According to Hecht’s 1999 history of fibre optics, City of Light, between 1955, when Kapany received his doctorate, and 1965, he was the lead author or co-author of 56 scientific papers, an astounding 30 per cent of all research published in the field during that decade. He wrote the first book on fibre optics and, in a 1960 cover article he wrote for Scientific American, even coined the term itself.

Narinder Singh Kapany was born on October 31, 1926, in Moga, a town in Punjab, and raised in Dehradun. His father, Sundar Singh Kapany, worked in the coal industry; his mother, Kundan Kaur Kapany, was a homemaker.

After graduating from Agra University, he worked for a government munitions factory in Dehradun before moving to England.

Kapany had originally moved to Britain for an internship at an optics firm in Scotland, to learn skills he could use in starting his own company back in India. But the opportunity to work with Professor Hopkins, a towering figure in the world of optics, was too tempting to resist.

However, their relationship, though fruitful, proved unstable: Both of them were men with plus size personalities, and they fell out soon after publishing their seminal paper in Nature.

In 1954, soon after the Nature article appeared, Kapany married Satinder Kaur, who was studying dance in London. The next year the two sailed to New York after he was offered a job at the University of Rochester and a consulting contract with Bausch & Lomb, the eye care company.

Two years later, after the birth of their son, Raj, the Kapanys moved to Illinois, where Kapany took a job teaching at the Illinois Institute of Technology and where their daughter, Kiran, was born.

But Kapany was growing restless in academia, and in 1960 he moved his family to California to start a new company, Optics Technology, to commercialise his research. He based it in Palo Alto, then just emerging as a tech hub, and received funding from Draper, Gaither & Anderson, one of the first venture-capital firms on the West Coast.

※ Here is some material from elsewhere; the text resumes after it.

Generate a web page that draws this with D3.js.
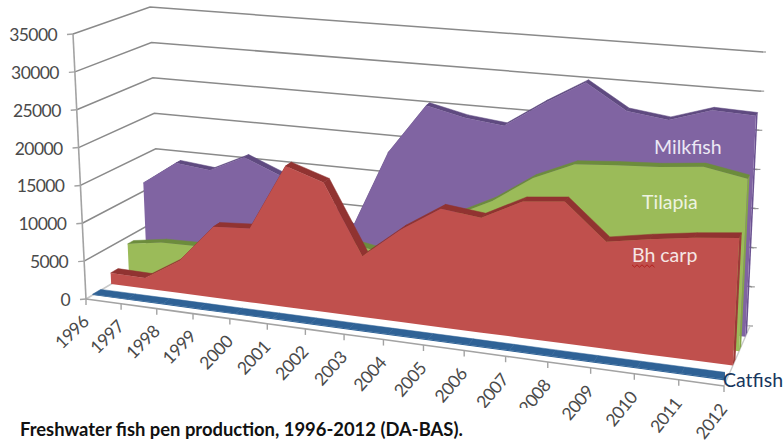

Kapany took the company public in 1967. He left that same year and, in 1973, founded a new company, Kaptron, which made fibre optics equipment. He founded yet another company, K2 Optronics, in 1999. But Kapany never fully left academia: He taught at the University of California, Santa Cruz, from 1977 to 1983, and he later endowed chairs at several University of California schools in optics and in Sikh studies.

Kapany was a practising Sikh and fiercely proud of his heritage. He amassed one of the world’s largest collections of Sikh art and sponsored rooms to feature it in museums.

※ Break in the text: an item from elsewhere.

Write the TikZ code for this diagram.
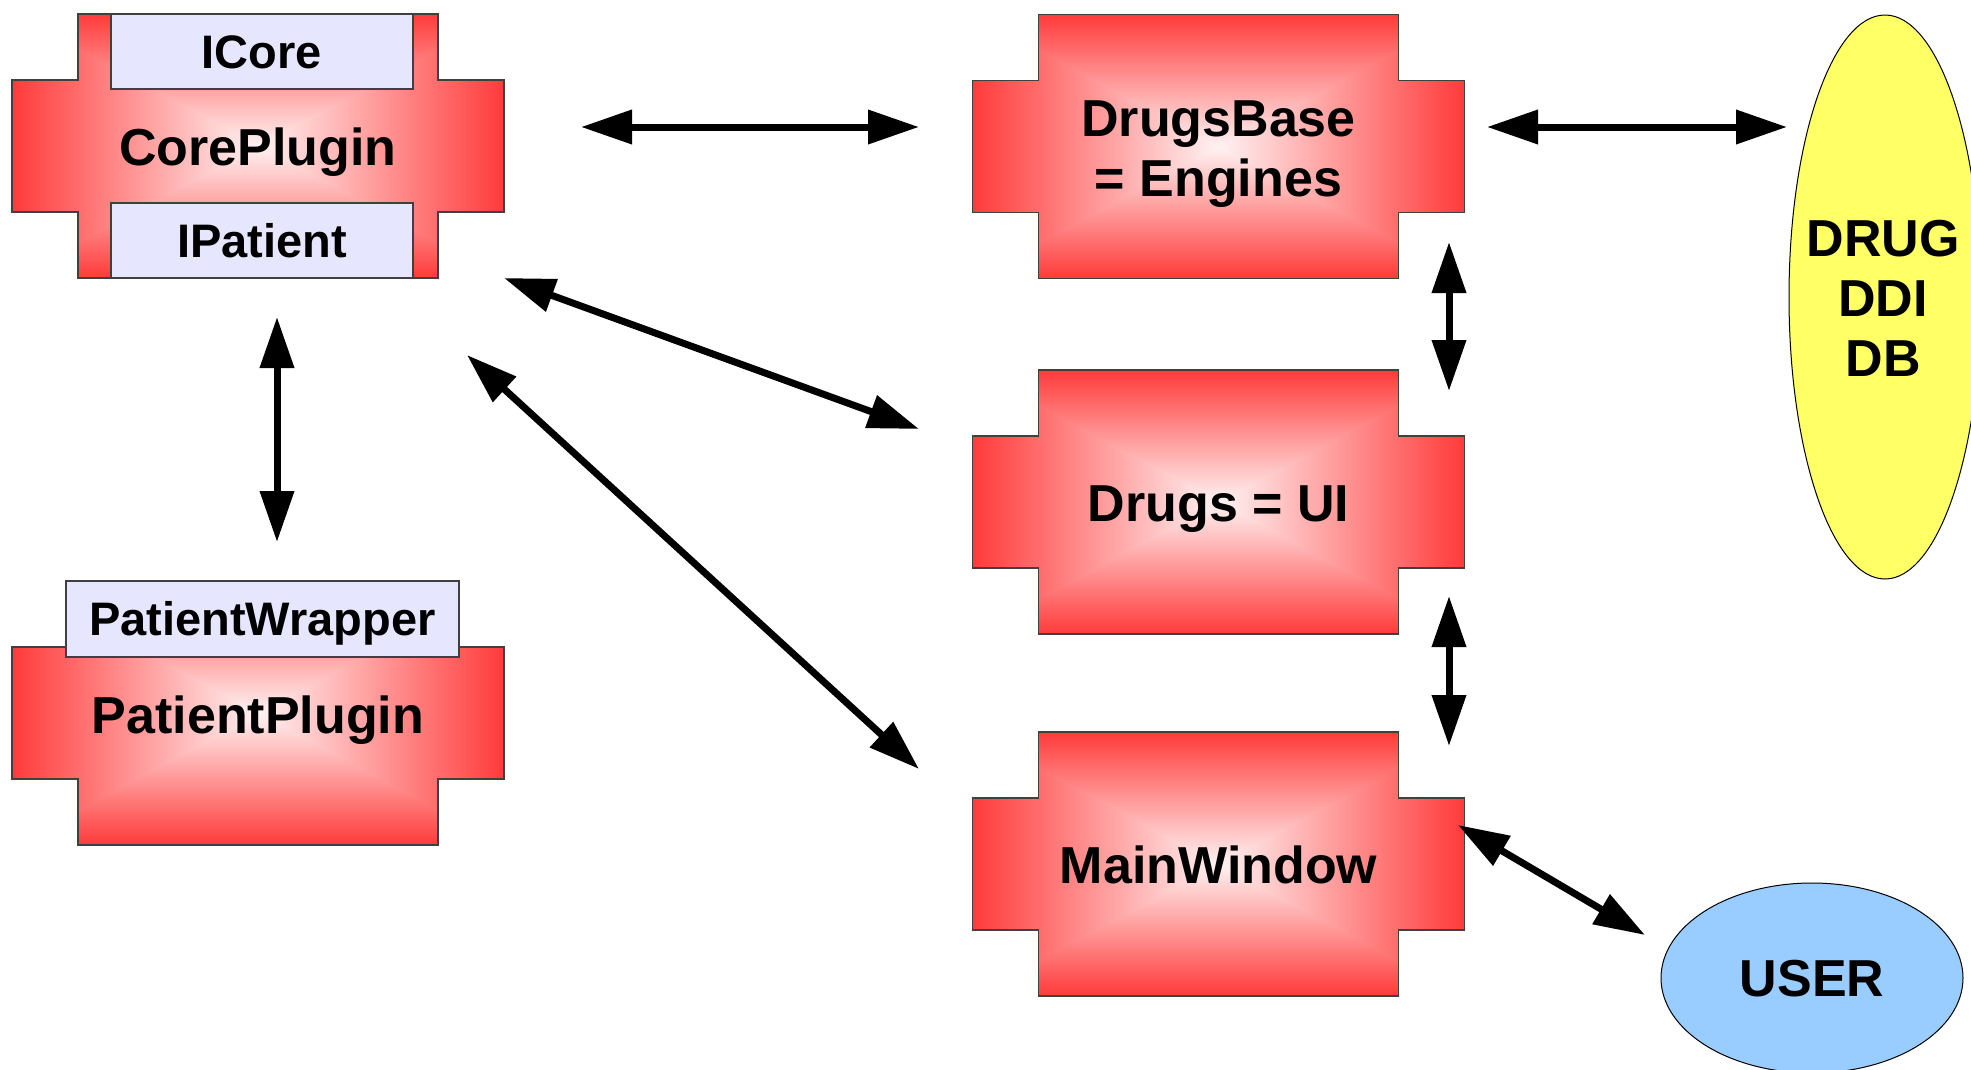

“My father became convinced that the world at large should know who the Sikhs are and the Sikh people themselves should not forget who they are as they emigrate to other lands far from their original roots,” his daughter said.

But he was also aware of how exotic he seemed to some as an Indian in early post-war America. Whenever he demonstrated fibre optics to visitors, he called it his “Indian optical rope trick”.

And he adopted an American accent, retaining just enough of his Indian and English tenor to make him stand out.

“He used that turban like a lethal weapon,” his son said. “When you see a guy who looked like that and who spoke like JFK, you’re not going to forget him.”

PS: Though finally, the Nobel Prize was given to Charles Kao, who followed in Kapany’s footsteps 11 years later, the scientific community acknowledges that of all the research output in the World – a third of all research papers had been contributed by Kapany and without riding on Kapany’s shoulders, Charles Kao was not getting anywhere.